Of the two, the need to protect those with pre-existing conditions is far more problematic. The objections to allowing 25-year-olds to be considered “children” were mostly cultural. Insurers typically allowed parents to carry their adult offspring on their policies if they were full-time students anyway, an exception that generally lasted through the age of 23. The cost impact of expanding that to 25 for all adult offspring was relatively minimal because provider utilization from young adults typically is very low anyway.
That is precisely why “amending” the ACA as the means to deal with pre-existing conditions will fail. Obamacare includes three mandates which form the heart of the program: an individual mandate for comprehensive policies (including specific coverage mandates), a mandate on insurers to sell policies to those with pre-existing conditions (guaranteed issue), and a community rating mandate which prevents insurers from putting the risk burden on those with pre-existing conditions. The latter only allows deviations from normal pricing on age, location, family size, and tobacco use, and places strict limits on price changes even on those factors.
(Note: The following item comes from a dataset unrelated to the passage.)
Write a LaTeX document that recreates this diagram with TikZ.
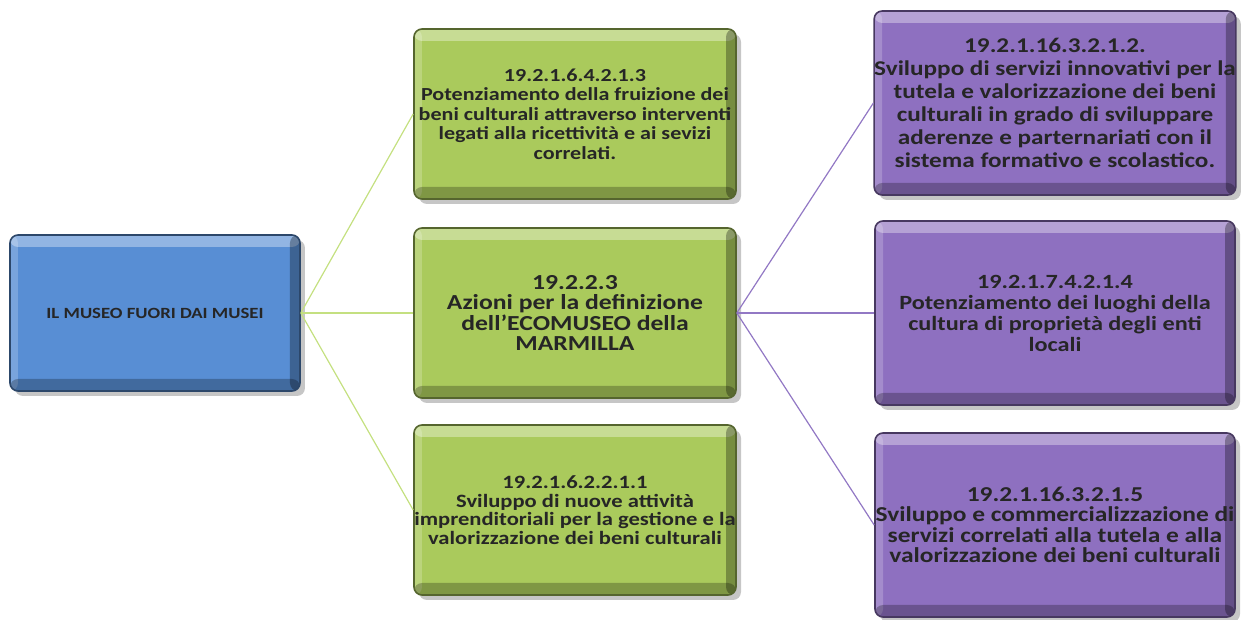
\documentclass[tikz,border=0pt]{standalone}
\usepackage{fontspec}
\setmainfont{Carlito}[FakeStretch=1.2]
\usetikzlibrary{positioning}
\usetikzlibrary{shadows}
\definecolor{museoblue}{RGB}{88,142,212}
\definecolor{museogreen}{RGB}{170,202,92}
\definecolor{museopurple}{RGB}{142,112,192}
\definecolor{greenline}{RGB}{196,224,128}
\definecolor{purpleline}{RGB}{146,120,196}
\tikzset{node distance=2.5cm,
    bevel/.style={
        rectangle,
        rounded corners=4pt,
        align=center,
        inner sep=0pt,
        fill=#1,
        draw=#1!50!black,
        line width=0.8pt,
        text=black!85,
        drop shadow={shadow xshift=2.5pt,shadow yshift=-2.5pt,opacity=.45},
        path picture={
            \fill[white,opacity=.35] (path picture bounding box.north west)
                rectangle ([yshift=-6pt]path picture bounding box.north east);
            \fill[white,opacity=.2] (path picture bounding box.north west)
                rectangle ([xshift=4pt]path picture bounding box.south west);
            \fill[black,opacity=.25] ([yshift=6pt]path picture bounding box.south west)
                rectangle (path picture bounding box.south east);
            \fill[black,opacity=.3] ([xshift=-5pt]path picture bounding box.north east)
                rectangle (path picture bounding box.south east);}},
    bluebox/.style={bevel=museoblue,minimum width=145pt,minimum height=78pt},
    greenbox/.style={bevel=museogreen,minimum width=161pt,minimum height=85pt},
    purplebox/.style={bevel=museopurple,minimum width=180pt,minimum height=92pt},
    txt/.style 2 args={font=\bfseries\fontsize{#1}{#2}\selectfont},
    every edge/.style={
        draw,
        line width=0.6pt}}

\begin{document}
\begin{tikzpicture}
        \node[greenbox,txt={10.7}{10.3}] (gmid) {19.2.2.3\\Azioni per la definizione\\dell'ECOMUSEO della\\MARMILLA};
        \node[greenbox,txt={9.2}{9.8},above of=gmid,node distance=99.5pt] (gtop) {19.2.1.6.4.2.1.3\\Potenziamento della fruizione dei\\beni culturali attraverso interventi\\legati alla ricettività e ai sevizi\\correlati.};
        \node[greenbox,txt={9.4}{9.3},below of=gmid,node distance=98.5pt] (gbot) {19.2.1.6.2.2.1.1\\Sviluppo di nuove attività\\imprenditoriali per la gestione e la\\valorizzazione dei beni culturali};
        \node[bluebox,txt={7.8}{8},left of=gmid,node distance=210pt] (museo) {IL MUSEO FUORI DAI MUSEI};

        \node[purplebox,txt={10.1}{10.5},right of=gmid,node distance=240pt] (pmid) {19.2.1.7.4.2.1.4\\Potenziamento dei luoghi della\\cultura di proprietà degli enti\\locali};
        \node[purplebox,txt={10.5}{11.5},above of=pmid,node distance=105pt] (ptop) {19.2.1.16.3.2.1.2.\\Sviluppo di servizi innovativi per la\\tutela e valorizzazione dei beni\\culturali in grado di sviluppare\\aderenze e parternariati con il\\sistema formativo e scolastico.};
        \node[purplebox,txt={10.6}{10.2},below of=pmid,node distance=106pt] (pbot) {19.2.1.16.3.2.1.5\\Sviluppo e commercializzazione di\\servizi correlati alla tutela e alla\\valorizzazione dei beni culturali};

        \draw (museo.east) edge[greenline] (gtop.west);
        \draw (museo.east) edge[greenline] (gmid.west);
        \draw (museo.east) edge[greenline] (gbot.west);

        \draw (gmid.east) edge[purpleline] (ptop.west);
        \draw (gmid.east) edge[purpleline] (pmid.west);
        \draw (gmid.east) edge[purpleline] (pbot.west);

        \useasboundingbox (gmid.center) ++(-287.5pt,156.5pt) rectangle ++(621pt,-310pt);
    \end{tikzpicture}
\end{document}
This results in a severe distortion of the risk pool, one that forces everyone within it to bear the costs of that risk regardless of whether they contribute to the risk of excess utilization or not. Obamacare forces younger and healthier consumers to buy comprehensive insurance policies, which they will almost certainly never use, to fund that risk – essentially creating a wealth transfer from younger, healthier, and less wealthy consumers to those older, less healthy, and more wealthy. The failure to convince healthier consumers to absorb that risk has resulted in risk-pool distortions that necessitated massive increases in premiums and deductibles.
Those mechanisms can’t be “amended” out of Obamacare; they are Obamacare. The mandate for guaranteed issue and the way in which the federal government forces insurers to handle that risk cannot exist without the other mandates. Eliminate the individual mandate, and especially the limitation requiring comprehensive policies, and you eliminate the wealth transfer necessary to subsidize older and less healthy consumers.
The Republican plan calls for a return to state-based oversight of health insurance, with a new twist on allowing insurers to sell across state lines. That will provide more competition than Obamacare exchanges have, especially now with insurers bailing out of those markets. The GOP also returns the issue of pre-existing conditions back to the states, recommending the use of state-based high-risk pools to establish coverage in the first year and then transferring to private health insurance afterward with normal risk-based pricing.
This allows those with legitimately low risk to get pricing that reflects the risk they actually present rather than subsidizing others. That, plus the return of scalable insurance partnered with health-savings accounts will restore stability to the individual insurance markets, and allow consumers to make rational choices about their health care.
Those are Trump’s options – a take-it-or-leave-it system with Obamacare, or repeal and replace with sustainable market-based solutions that give Americans real choices and rational pricing. The Byzantine design of Obamacare makes “amending” it impossible.